As for the "review" ... it was obviously written by somebody that never set foot on the boat. All of his conclusions are based on math formulas.

Five of these are currently listed on yachtworld and they vary in price from $72K down to $30K. What makes one boat worth $42K more than the other is beyond me.

Good luck!


----------



## cookie7777 (Sep 27, 2011)

Dear MSN2Travelers,

Firstly thank you for taking the time and effort to assist/explain to me about beneteau.

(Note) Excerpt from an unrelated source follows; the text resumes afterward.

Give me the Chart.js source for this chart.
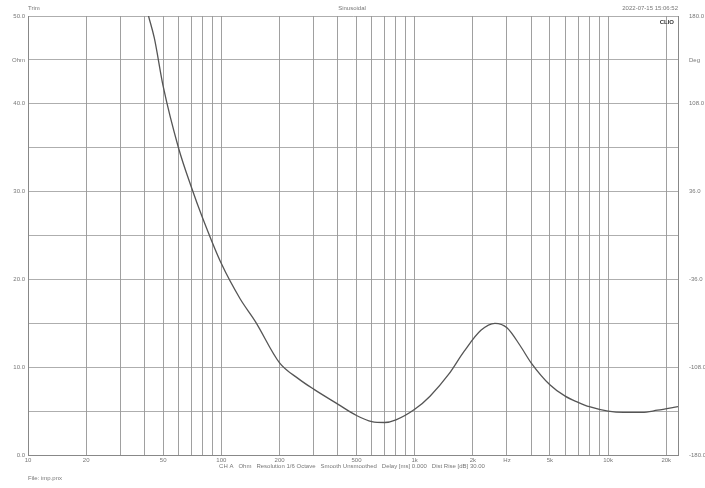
<!DOCTYPE html><html><head><script src="https://cdn.jsdelivr.net/npm/chart.js@4"></script>
<style>body{margin:0;background:#fff}#w{width:705px;height:488px}</style></head><body><div id="w"><canvas id="c"></canvas></div>
<script>
const freqs=[42,45,50,60,70,80,100,125,150,200,250,300,400,500,600,700,800,1000,1200,1500,1800,2200,2600,3000,3500,4000,5000,6000,7000,8000,10000,12000,15000,18000,23000];
const ohms=[50,47.5,42,35,30.5,27,21.8,17.8,15.2,10.5,8.7,7.5,5.8,4.5,3.8,3.7,4.0,5.2,6.7,9.2,11.8,14.2,15.0,14.5,12.5,10.5,8.0,6.7,6.0,5.5,5.0,4.85,4.85,5.1,5.5];
const xGrid=[10,20,30,40,50,60,70,80,90,100,200,300,400,500,600,700,800,900,1000,2000,3000,4000,5000,6000,7000,8000,9000,10000,20000];
const xLabels={10:'10',20:'20',50:'50',100:'100',200:'200',500:'500',1000:'1k',2000:'2k',3000:'Hz',5000:'5k',10000:'10k',20000:'20k'};
const leftLabels={0:'0.0',10:'10.0',20:'20.0',30:'30.0',40:'40.0',45:'Ohm',50:'50.0'};
const rightLabels={0:'-180.0',10:'-108.0',20:'-36.0',30:'36.0',40:'108.0',45:'Deg',50:'180.0'};
const F='Arial, Liberation Sans, sans-serif';
const txt={id:'t',afterDraw(c){const x=c.ctx;x.save();x.fillStyle='#777';x.font='6px '+F;
x.textAlign='left';x.fillText('Trim',28,10);x.fillText('File: imp.pnx',28,480);
x.textAlign='center';x.fillText('Sinusoidal',352,10);x.fillText('CH A   Ohm   Resolution 1/6 Octave   Smooth Unsmoothed   Delay [ms] 0.000   Dist Rise [dB] 30.00',352,468);
x.textAlign='right';x.fillText('2022-07-15 15:06:52',678,10);x.fillStyle='#333';x.font='bold 6px '+F;x.fillText('CLIO',674,24);x.restore();}};
new Chart(document.getElementById('c'),{type:'line',data:{datasets:[{data:freqs.map((f,i)=>({x:f,y:ohms[i]})),borderColor:'#555',borderWidth:1.3,pointRadius:0,cubicInterpolationMode:'monotone'}]},
options:{animation:false,responsive:true,maintainAspectRatio:false,layout:{padding:{top:16,bottom:0,left:0,right:0}},plugins:{legend:{display:false},tooltip:{enabled:false}},
scales:{x:{type:'logarithmic',min:10,max:23000,afterBuildTicks(a){a.ticks=xGrid.map(v=>({value:v}))},afterFit(a){a.height=33},
ticks:{autoSkip:false,maxRotation:0,font:{size:6,family:F},color:'#777',padding:2,callback:v=>xLabels[v]||''},grid:{color:'#888',lineWidth:0.8,drawTicks:false},border:{color:'#888'}},
y:{min:0,max:50,afterBuildTicks(a){a.ticks=[0,5,10,15,20,25,30,35,40,45,50].map(v=>({value:v}))},afterFit(a){a.width=28},
ticks:{font:{size:6,family:F},color:'#777',padding:3,callback:v=>leftLabels[v]||''},grid:{color:'#999',lineWidth:0.8,drawTicks:false},border:{color:'#888'}},
y2:{position:'right',min:0,max:50,afterBuildTicks(a){a.ticks=[0,10,20,30,40,45,50].map(v=>({value:v}))},afterFit(a){a.width=27},
ticks:{font:{size:6,family:F},color:'#777',padding:3,callback:v=>rightLabels[v]||''},grid:{display:false},border:{color:'#888'}}}},plugins:[txt]});
</script></body></html>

The boat sail inventory is as follows (info just supplied by owner): 
Mainsail: Rolly Tasker - Slab - 2005
Headsail: Furling - 2009
Others: Assymetric Spinnaker - 2005

I have done some more investigating into the boat and she has quite a past, after speaking in depth with the broker he told me that the boat had been grounded early in her life, and this lead to some damage to "the internal matrix", (gonna come clean here, I have no idea what that is but an educated guess tells me its the main structure), this was repaired, however the repair (which from what i gather was some kind of epoxy patch) is starting to come loose.

Then she was grounded again a few years ago where some cosmetic damage was sustained including a damaged rudder, which was replaced with a non Beneteau rudder, this in turn has lead to a loss in performance.

The long and the short of it is that I think it is a bit more of a project boat than I wanted, especially as the seller is holding his price. And like yourself I was confused as to why their was nearly a 100% price gap, which I am guessing has to be put down to condition and optimism.

I will be taking a pass on this project, thanks in part to your input, thank you.


----------